TABARRE, Haiti – A teenage looter banged away on a grand piano dragged into the courtyard. Presidential documents, baby rattles still in their wrappers and broken plates lay scattered around. Nabokov's "Lolita" (search) sat on a shelf in the library.
As Jean-Bertrand Aristide (search) arrived in Africa seeking refuge Monday, it looked as if a tornado had blown through his private villa back home. Haitians upended furniture, smashed glass, picked over his books and tossed presidential correspondence from file cabinets.
"It's our own system," said one man, Junior Jean, 23. "As soon as a leader falls we loot his palace."
Indeed, the villa, an estate Aristide says was donated by a supporter, also was looted after his ouster in a 1991 coup.
People started ransacking the concrete white mansion Sunday after the president resigned under international and domestic pressure and flew out of the country.
On Monday, English-speaking security guards with machine guns flew away from the house in a helicopter that had been sitting on the lawn. After they left, dozens more looters moved in.
"I was walking by and I saw the gate open," said Fresnel Lucien, 18.
"I was hoping to get this fantasy book called 'The Red Dragon' because I heard Aristide had it. But all I got was these books," he said, pointing to a book written by Aristide and translated into Portuguese.
The three-story house was littered with broken glass and overturned furniture.
While dozens of people carried off loot, a teenager in T-shirt and ragged pants tried out the keyboard of a grand piano that looters had lugged out of the house but then abandoned by the pool. An armoire stood nearby.
Boxes of Christmas decorations and children's toys still in their packaging littered the ground. School pictures of Aristide's nephews addressed to "Uncle Titid," as Aristide was known, fluttered about.
In the living room, faux leather couches were overturned and plant pots were shattered. Most of the food in the kitchen cupboards was gone. Upstairs in the bedrooms of Aristide's two daughters, futons, clothes, books and pictures of the girls were strewn about.
An oval library on the third floor appeared to have been used by Aristide as an office. Certificates of recognition, including one from the Hollywood Rotary Club (search), circled the walls.
As military helicopters roared overhead, looters fought over books filling the room's shelves. Along with political science books were a couple of soft pornography paperbacks, fitness books, "What Uncle Sam Really Wants," "1,001 Great Jokes" and "Lolita."
People pulled documents from file cabinets that included notes about meetings with U.S. ambassadors and copies of Aristide's communications with the U.S. government.

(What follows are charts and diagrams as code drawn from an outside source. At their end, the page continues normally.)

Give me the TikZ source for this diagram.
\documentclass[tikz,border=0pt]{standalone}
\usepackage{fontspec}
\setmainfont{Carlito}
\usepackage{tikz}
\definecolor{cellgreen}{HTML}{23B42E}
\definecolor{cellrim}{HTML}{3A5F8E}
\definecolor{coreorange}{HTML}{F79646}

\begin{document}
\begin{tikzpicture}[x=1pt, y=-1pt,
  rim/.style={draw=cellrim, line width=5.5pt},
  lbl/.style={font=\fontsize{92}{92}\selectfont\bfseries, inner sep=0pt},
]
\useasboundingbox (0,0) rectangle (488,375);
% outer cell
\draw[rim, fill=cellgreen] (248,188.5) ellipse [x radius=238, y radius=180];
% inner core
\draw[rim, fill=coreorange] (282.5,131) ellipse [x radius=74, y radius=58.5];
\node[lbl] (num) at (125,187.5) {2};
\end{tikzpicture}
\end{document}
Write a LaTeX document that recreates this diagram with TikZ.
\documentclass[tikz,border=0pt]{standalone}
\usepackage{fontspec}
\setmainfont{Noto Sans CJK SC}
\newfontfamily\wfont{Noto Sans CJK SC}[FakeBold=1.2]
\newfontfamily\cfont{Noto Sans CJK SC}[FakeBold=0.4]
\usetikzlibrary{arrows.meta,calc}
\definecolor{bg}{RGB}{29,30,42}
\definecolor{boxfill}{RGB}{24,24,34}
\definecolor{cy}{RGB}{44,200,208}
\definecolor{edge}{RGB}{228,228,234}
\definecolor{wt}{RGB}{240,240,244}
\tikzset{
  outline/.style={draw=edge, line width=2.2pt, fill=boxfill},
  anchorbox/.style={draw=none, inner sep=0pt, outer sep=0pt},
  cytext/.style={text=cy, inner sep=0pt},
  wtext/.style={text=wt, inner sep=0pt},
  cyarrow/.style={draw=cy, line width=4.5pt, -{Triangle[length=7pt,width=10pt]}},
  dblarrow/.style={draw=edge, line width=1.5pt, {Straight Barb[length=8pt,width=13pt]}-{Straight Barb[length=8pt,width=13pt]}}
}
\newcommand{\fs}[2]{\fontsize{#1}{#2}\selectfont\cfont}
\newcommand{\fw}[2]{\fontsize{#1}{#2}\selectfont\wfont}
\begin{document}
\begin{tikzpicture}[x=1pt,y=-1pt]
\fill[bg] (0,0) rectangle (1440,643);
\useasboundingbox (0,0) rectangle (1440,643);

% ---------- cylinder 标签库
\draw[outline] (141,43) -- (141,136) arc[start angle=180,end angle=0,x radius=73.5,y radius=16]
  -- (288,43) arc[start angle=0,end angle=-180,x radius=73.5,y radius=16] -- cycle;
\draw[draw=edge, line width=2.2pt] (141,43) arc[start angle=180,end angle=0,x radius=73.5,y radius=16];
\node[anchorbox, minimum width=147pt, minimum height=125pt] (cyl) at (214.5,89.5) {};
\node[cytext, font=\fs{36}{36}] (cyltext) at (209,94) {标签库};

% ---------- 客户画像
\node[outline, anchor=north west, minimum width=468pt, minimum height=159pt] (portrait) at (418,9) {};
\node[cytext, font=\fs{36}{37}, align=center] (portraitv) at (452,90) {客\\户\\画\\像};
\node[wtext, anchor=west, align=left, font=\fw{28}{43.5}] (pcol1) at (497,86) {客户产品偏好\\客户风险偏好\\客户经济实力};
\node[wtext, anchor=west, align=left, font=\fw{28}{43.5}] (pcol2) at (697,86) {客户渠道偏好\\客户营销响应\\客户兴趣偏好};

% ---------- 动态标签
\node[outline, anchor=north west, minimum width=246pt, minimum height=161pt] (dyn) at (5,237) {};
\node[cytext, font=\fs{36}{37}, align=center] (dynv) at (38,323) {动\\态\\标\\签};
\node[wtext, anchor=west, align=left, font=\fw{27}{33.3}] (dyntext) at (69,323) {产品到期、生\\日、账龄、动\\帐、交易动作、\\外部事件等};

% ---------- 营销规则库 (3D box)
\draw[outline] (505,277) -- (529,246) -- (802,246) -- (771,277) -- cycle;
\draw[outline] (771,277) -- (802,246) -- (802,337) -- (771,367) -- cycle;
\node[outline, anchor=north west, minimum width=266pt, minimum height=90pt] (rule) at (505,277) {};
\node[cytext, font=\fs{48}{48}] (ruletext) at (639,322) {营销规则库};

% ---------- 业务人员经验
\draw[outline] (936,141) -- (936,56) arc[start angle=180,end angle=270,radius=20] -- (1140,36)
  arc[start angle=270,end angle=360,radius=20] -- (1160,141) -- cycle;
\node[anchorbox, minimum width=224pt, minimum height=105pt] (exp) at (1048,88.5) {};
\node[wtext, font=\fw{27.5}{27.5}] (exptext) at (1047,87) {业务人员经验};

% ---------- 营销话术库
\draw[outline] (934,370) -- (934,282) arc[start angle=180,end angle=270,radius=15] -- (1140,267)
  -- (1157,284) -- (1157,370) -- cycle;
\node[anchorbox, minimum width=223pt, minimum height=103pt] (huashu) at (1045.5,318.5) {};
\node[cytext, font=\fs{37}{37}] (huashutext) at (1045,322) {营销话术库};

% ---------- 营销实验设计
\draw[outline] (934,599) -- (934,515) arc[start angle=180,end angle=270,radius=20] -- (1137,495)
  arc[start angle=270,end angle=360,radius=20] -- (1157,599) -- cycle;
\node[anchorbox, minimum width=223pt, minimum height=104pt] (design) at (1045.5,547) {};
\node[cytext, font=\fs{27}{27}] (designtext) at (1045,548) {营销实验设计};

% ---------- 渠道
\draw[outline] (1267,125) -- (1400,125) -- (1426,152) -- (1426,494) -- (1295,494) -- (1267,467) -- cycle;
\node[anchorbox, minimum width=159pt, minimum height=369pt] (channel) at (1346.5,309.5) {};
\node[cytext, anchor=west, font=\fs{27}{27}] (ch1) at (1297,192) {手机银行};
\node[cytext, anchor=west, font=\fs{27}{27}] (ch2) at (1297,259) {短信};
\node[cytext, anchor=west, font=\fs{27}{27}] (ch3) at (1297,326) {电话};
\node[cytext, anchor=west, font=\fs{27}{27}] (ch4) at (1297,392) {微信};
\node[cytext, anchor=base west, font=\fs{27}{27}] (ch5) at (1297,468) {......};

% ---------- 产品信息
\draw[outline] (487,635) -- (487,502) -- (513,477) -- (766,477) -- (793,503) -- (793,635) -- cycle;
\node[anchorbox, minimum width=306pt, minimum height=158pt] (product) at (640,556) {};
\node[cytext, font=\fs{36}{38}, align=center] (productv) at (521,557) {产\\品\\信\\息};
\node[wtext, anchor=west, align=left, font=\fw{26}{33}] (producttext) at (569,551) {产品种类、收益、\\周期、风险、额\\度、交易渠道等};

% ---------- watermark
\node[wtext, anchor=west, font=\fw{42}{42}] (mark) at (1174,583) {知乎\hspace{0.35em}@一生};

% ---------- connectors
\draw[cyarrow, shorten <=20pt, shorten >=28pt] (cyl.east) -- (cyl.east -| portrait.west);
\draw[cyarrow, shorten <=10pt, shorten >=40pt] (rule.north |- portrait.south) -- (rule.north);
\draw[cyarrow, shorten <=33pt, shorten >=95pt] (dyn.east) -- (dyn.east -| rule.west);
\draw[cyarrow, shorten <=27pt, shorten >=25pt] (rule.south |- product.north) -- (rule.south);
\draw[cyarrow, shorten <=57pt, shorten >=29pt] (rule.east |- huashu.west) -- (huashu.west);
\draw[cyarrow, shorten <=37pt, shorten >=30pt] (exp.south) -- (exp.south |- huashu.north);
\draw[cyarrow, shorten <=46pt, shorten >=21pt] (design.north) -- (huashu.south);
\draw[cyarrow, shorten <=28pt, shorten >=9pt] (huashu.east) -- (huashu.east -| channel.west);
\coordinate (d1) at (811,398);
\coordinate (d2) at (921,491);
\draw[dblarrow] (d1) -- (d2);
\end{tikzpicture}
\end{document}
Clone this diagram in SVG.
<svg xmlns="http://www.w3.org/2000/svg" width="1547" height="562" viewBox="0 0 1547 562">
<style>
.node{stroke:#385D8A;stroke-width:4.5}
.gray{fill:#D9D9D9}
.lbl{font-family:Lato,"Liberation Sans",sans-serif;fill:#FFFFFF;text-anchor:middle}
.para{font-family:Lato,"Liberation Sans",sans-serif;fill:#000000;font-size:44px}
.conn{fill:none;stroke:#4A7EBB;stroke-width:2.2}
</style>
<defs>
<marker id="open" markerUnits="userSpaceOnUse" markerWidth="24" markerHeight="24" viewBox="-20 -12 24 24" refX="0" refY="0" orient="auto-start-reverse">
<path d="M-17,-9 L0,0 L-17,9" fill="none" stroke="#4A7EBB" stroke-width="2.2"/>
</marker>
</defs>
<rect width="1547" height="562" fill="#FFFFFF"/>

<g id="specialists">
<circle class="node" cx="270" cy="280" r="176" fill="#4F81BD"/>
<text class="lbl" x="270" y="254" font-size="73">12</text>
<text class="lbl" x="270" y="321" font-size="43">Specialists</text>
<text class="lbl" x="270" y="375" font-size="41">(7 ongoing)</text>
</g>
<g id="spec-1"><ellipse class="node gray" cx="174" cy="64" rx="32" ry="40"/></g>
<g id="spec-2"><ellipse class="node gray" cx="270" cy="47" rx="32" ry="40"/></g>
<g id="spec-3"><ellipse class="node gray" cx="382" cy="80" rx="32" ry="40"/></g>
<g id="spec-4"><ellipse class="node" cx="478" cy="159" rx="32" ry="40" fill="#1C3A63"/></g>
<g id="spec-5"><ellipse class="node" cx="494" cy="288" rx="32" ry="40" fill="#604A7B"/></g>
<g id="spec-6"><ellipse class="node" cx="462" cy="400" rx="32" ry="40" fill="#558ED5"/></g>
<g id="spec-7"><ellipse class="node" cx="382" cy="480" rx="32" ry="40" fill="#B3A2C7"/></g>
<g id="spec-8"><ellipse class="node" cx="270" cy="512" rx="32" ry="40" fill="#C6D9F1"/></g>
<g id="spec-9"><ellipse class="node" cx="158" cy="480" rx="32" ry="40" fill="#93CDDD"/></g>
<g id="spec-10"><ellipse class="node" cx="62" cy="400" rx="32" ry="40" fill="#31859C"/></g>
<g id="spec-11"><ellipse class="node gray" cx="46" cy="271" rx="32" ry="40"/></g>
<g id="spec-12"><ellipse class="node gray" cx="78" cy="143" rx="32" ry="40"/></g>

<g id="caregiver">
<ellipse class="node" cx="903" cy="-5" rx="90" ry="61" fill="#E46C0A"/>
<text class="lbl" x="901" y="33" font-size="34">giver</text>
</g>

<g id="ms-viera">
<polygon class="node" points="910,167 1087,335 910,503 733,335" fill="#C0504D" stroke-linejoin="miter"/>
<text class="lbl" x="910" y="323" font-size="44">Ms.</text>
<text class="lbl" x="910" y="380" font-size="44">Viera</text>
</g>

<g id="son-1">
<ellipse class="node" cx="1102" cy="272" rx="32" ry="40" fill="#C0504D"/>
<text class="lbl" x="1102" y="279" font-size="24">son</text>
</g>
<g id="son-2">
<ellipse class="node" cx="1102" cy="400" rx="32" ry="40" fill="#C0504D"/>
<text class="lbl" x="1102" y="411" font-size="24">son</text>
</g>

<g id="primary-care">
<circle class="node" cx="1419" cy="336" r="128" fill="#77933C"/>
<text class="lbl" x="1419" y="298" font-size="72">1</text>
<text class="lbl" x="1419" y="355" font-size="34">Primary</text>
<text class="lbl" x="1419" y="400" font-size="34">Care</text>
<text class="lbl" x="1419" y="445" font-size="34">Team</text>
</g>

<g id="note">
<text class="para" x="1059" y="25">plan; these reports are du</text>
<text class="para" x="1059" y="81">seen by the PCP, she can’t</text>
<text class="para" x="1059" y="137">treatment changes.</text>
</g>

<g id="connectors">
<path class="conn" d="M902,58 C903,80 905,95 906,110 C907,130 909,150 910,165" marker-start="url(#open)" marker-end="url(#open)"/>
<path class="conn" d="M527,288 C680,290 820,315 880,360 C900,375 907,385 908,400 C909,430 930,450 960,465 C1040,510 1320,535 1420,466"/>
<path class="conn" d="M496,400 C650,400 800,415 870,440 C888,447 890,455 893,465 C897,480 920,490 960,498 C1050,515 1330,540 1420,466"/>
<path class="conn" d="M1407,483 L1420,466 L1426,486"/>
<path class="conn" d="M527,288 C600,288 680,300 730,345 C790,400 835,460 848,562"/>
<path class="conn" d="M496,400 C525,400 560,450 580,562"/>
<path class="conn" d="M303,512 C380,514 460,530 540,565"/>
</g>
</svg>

In one letter, dated Jan. 30, 1996, Aristide asks then-U.S. Ambassador William Lacy Swing for the return of documents on the paramilitary group FRAPH, which killed hundreds of Aristide supporters during a 1991-94 military dictatorship that had ousted the elected Aristide.
Nineteen boxes of papers on FRAPH, which many Haitians allege had CIA links, were taken away by U.S. officials after the 1994 U.S. military intervention that restored Aristide to office. Washington returned the documents in 2001, with some parts deleted, including people's names.
An Aristide letter from July 13, 1995, set out conditions for FBI agents to conduct investigations in Haiti, including a requirement that anyone U.S. agents wanted to question had the right to have a lawyer present.
Aristide apparently asked at some point for the FBI to handle the investigations of all violent crimes in Haiti. In a July 27, 1995, letter, Swing wrote to the Haitian leader, "The FBI cannot `extend' its efforts ... to all victims of violent crime in Haiti."
Also found on the floor were handwritten notes from American school children telling Aristide they were doing a school project on Haiti and were assigned to write him.
A family photo album was thrown into the corner. In it were pictures of Aristide with Bill Clinton, Al Gore and Jesse Jackson. There were also pictures of Aristide at his birthday party and on vacation with his wife, Mildred.